Goldman agrees to pay $10m to Mass.
‘Huddles’ gave larger investors an unfair advantage, state says
Massachusetts’ top securities regulator fined Goldman Sachs & Co. $10 million to settle allegations that the Wall Street broker systematically favored certain clients over others.
Yesterday’s settlement is the result of a two-year investigation into Goldman’s practice of “huddles,’’ or internal meetings in which the company’s traders and securities analysts discussed investments and market trends, and then allegedly shared insights from these meetings with hedge funds and other large clients.
A 26-page consent order between Goldman and the Massachusetts Securities Division describes the broker’s actions as “dishonest and unethical violations’’ of state securities laws, putting certain clients at an advantage over others. In addition to the fine, Goldman agreed to stop conducting huddles.
“In the securities industry we’re seeing all the time that information is not only power, its money,’’ said Secretary of State William F. Galvin, whose office regulates securities. “Fairness to all customers is important if we’re going to have a marketplace that people can be comfortable in.’’
Stephen Cohen, a spokesman for Goldman, said the bank was pleased to have resolved the matter. Goldman neither admitted or denied wrongdoing.
The consent order describes e-mails, memos, and other internal documents dating back to January 2006 that were subpoenaed by the state earlier this year.
According to the order, Goldman established an “Asymmetric Service Initiative,’’ which categorized clients into four tiers, with only the first and second tiers receiving calls from analysts to share insights presented at the huddles.
The tiers were based on the size of the clients’ revenues, among other criteria.
An asset manager and mutual fund from Massachusetts made the top tier, while some pension funds and smaller mutual funds in the state landed in the third tier, according to the order.

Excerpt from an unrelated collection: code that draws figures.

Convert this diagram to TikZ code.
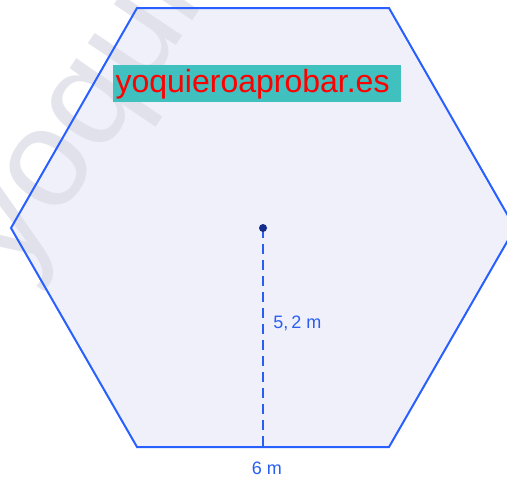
\documentclass[tikz,border=0pt]{standalone}
\usepackage{fontspec}
\setmainfont{Liberation Sans}
\definecolor{hexfill}{RGB}{240,240,250}
\definecolor{hexline}{RGB}{40,95,255}
\definecolor{dotc}{RGB}{20,45,140}
\definecolor{labc}{RGB}{40,95,240}
\definecolor{teal1}{RGB}{64,192,190}
\definecolor{wm}{RGB}{222,222,232}
\tikzset{
  lbl/.style={text=labc, font=\fontsize{13.5}{14}\selectfont, inner sep=0pt},
}
\begin{document}
\begin{tikzpicture}[x=0.75pt,y=-0.75pt]
\useasboundingbox (0,0) rectangle (507,479);
\clip (0,0) rectangle (507,479);
\fill[white] (0,0) rectangle (507,479);
% hexagon
\coordinate (c) at (263,228);
\coordinate (h1) at (137,8);
\coordinate (h2) at (389,8);
\coordinate (h3) at (515,228);
\coordinate (h4) at (389,447);
\coordinate (h5) at (137,447);
\coordinate (h6) at (11,228);
\fill[hexfill] (h1)--(h2)--(h3)--(h4)--(h5)--(h6)--cycle;
% watermark
\node[anchor=base west, rotate=56, text=wm, opacity=0.8, font=\fontsize{105}{105}\selectfont, inner sep=0pt] (wmk) at (18,280) {yoquieroaprobar.es};
\draw[hexline, line width=1.5pt, line join=miter] (h1)--(h2)--(h3)--(h4)--(h5)--(h6)--cycle;
% dashed radius
\coordinate (m) at (263,447);
\draw[labc, line width=1.5pt, dash pattern=on 7.5pt off 4.5pt] (c) -- (m);
\fill[dotc] (c) circle (3pt);
\node[lbl, anchor=west] (r) at (273,323) {5,\,2 m};
\node[lbl] (s) at (267,468) {6 m};
% banner
\node[fill=teal1, text=red, anchor=north west, minimum width=288*0.75pt, minimum height=37*0.75pt, inner sep=0pt, text width=286*0.75pt, align=left, font=\fontsize{24}{24}\selectfont] (ban) at (113,65) {\hspace*{1pt}yoquieroaprobar.es};
\end{tikzpicture}
\end{document}
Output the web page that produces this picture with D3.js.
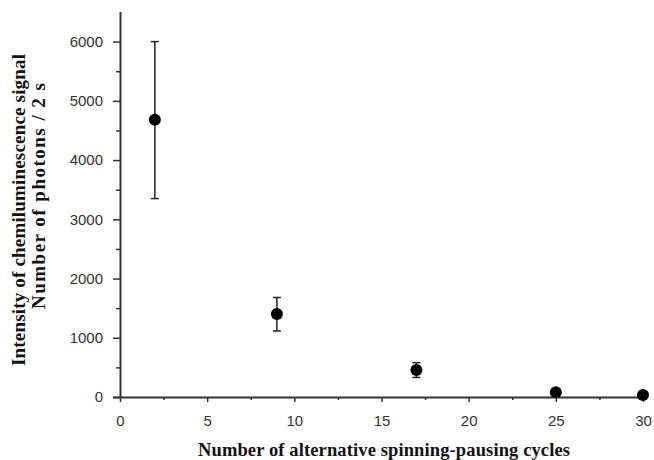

The state alleged that Goldman was directing researchers to seek information that would be directly relevant to top-tier clients.
“It’s an effort to use research information as a marketing tool to increase the bank’s business,’’ Galvin said. “We think the probable beneficiaries of this were hedge funds.’’
One Goldman e-mail sent to employees in August 2007 revealed that a group of clients that received information from huddles resulted in “about a 50 percent rise in revenue’’ to Goldman from those clients.
Beth Healy of the Globe staff contributed to this report.